Others see the same Iraq glass as perhaps not half-empty, but on the verge of shattering into a thousand nasty shards.

“Compare the situation now to six months or a year ago, and it is much better now,” said Nabil Younis, a political scientist at Baghdad University. “But most people feel the progress is not real progress. They expect something to happen any day, any hour, any minute … and everything will collapse.”

Younis and others welcome the drop in violence that followed the 30,000-troop surge last year and the shift to the hearts-and-minds counterinsurgency of Army Gen. David Petraeus.

But they don’t have great confidence in the new security. After all, the surge aimed to improve security so that political reconciliation could be possible. The coming together of Sunni, Shiite and Kurd has yet to materialize.

If anything, they say, peace has been achieved precisely by a new post-Hussein segregation of religious and ethnic groups — often reinforced by Iraq’s ubiquitous concrete blast walls and endless checkpoints.

U.S. troop levels this summer will hit pre-surge levels. Shortly afterward, U.S. commanders will deliver another progress report. But even Petraeus has called for the drawdown to stop out of fear that security gains could collapse.

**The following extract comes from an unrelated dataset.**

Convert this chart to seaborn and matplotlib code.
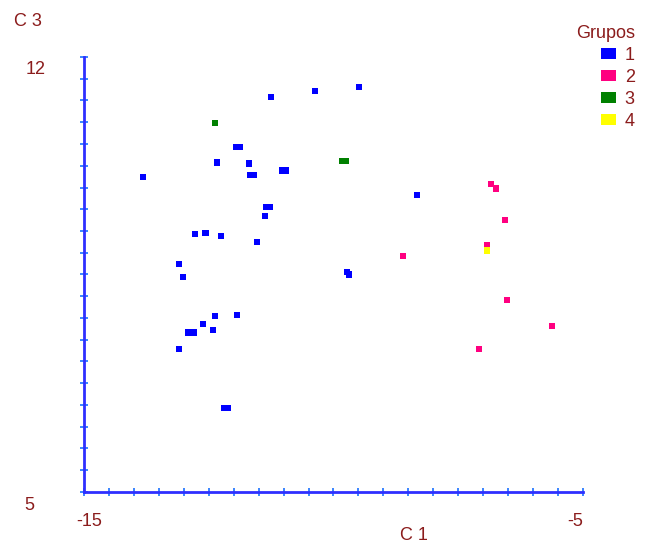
import numpy as np
import pandas as pd
import matplotlib
matplotlib.use("Agg")
import matplotlib.pyplot as plt
from matplotlib.patches import Patch
import seaborn as sns

# values
g1_x = [-13.82, -11.25, -10.37, -9.49, -11.95, -11.87, -12.33, -11.69, -11.66, -11.60,
        -11.02, -10.96, -11.34, -11.28, -11.37, -12.78, -12.56, -12.25, -11.53, -13.10,
        -13.02, -9.73, -9.69, -8.33, -12.37, -11.93, -12.62, -12.92, -12.80, -12.41,
        -13.10, -12.18, -12.12]
g1_y = [10.07, 11.36, 11.45, 11.52, 10.55, 10.55, 10.30, 10.29, 10.10, 10.10,
        10.17, 10.17, 9.59, 9.59, 9.44, 9.15, 9.17, 9.12, 9.02, 8.67,
        8.46, 8.54, 8.50, 9.78, 7.83, 7.85, 7.70, 7.57, 7.57, 7.61,
        7.30, 6.35, 6.35]
g2_x = [-6.84, -6.74, -6.56, -6.92, -8.61, -6.52, -5.62, -7.08]
g2_y = [9.96, 9.88, 9.38, 8.97, 8.80, 8.09, 7.67, 7.30]
g3_x = [-12.37, -9.82, -9.76]
g3_y = [10.94, 10.33, 10.33]
g4_x = [-6.92]
g4_y = [8.89]

groups = ["1", "2", "3", "4"]
colors = {"1": "#0000ff", "2": "#ff0080", "3": "#008000", "4": "#ffff00"}

df = pd.DataFrame({
    "C1": g1_x + g2_x + g3_x + g4_x,
    "C3": g1_y + g2_y + g3_y + g4_y,
    "Grupos": ["1"] * len(g1_x) + ["2"] * len(g2_x) + ["3"] * len(g3_x) + ["4"] * len(g4_x),
})

W, H = 648, 546
fig = plt.figure(figsize=(W / 100, H / 100), dpi=100)
ax = fig.add_axes([84 / W, 1 - 492 / H, (583 - 84) / W, (492 - 57) / H])
sns.scatterplot(data=df, x="C1", y="C3", hue="Grupos", palette=colors, hue_order=groups,
                marker="s", s=22, linewidth=0, legend=False, ax=ax, clip_on=False)

ax.set_xlim(-15, -5)
ax.set_ylim(5, 12)
ax.set_xticks(np.linspace(-15, -5, 21))
ax.set_yticks(np.linspace(5, 12, 21))
ax.tick_params(direction="inout", length=6, width=1.4, color="#3a85ff",
               labelbottom=False, labelleft=False)
for side in ["top", "right"]:
    ax.spines[side].set_visible(False)
for side in ["left", "bottom"]:
    ax.spines[side].set_color("#2f2fff")
    ax.spines[side].set_linewidth(2)
ax.set_xlabel("")
ax.set_ylabel("")

red = "#8b1c1c"
font = "Liberation Sans"


def label(px, py, s):
    fig.text(px / W, 1 - py / H, s, color=red, fontsize=13, family=font,
             ha="center", va="center")


label(28, 22, "C 3")
label(36, 70, "12")
label(29, 506, "5")
label(89, 522, "-15")
label(575, 522, "-5")
label(414, 535, "C 1")

handles = [Patch(facecolor=colors[g], edgecolor="none") for g in groups]
leg = fig.legend(handles, groups, title="Grupos", loc="upper right",
                 bbox_to_anchor=(642 / W, 1 - 18 / H), frameon=False,
                 handletextpad=0.5, labelspacing=0.27, handlelength=0.8,
                 handleheight=0.6, borderaxespad=0, alignment="right",
                 prop={"family": font, "size": 13})
leg.get_title().set_color(red)
leg.get_title().set_fontfamily(font)
leg.get_title().set_fontsize(13)
for t in leg.get_texts():
    t.set_color(red)

fig.savefig("out.png", dpi=100)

Still, optimists insist fresh evidence backs their side. Start with Anbar province. For much of the war, it marked the deadliest spot for U.S. troops and the gravest threat to a unified Iraq. But 2007 saw a pivotal reversal. Pentagon-funded Sunni “awakening councils” leveraged American military might and money to exploit local fatigue with insurgent violence.

Sunni tribes stopped helping al-Qaida. Instead, they became “Sons of Iraq” citizen groups turned against foreign terrorists, an alliance of convenience with U.S. forces.

“Now you see blast walls being taken down and Marines and local Iraqis able to run in a 5K run with minimal security,” said Eric Davis, the author of Memories of State: Politics, History, and Collective Identity in Modern Iraq.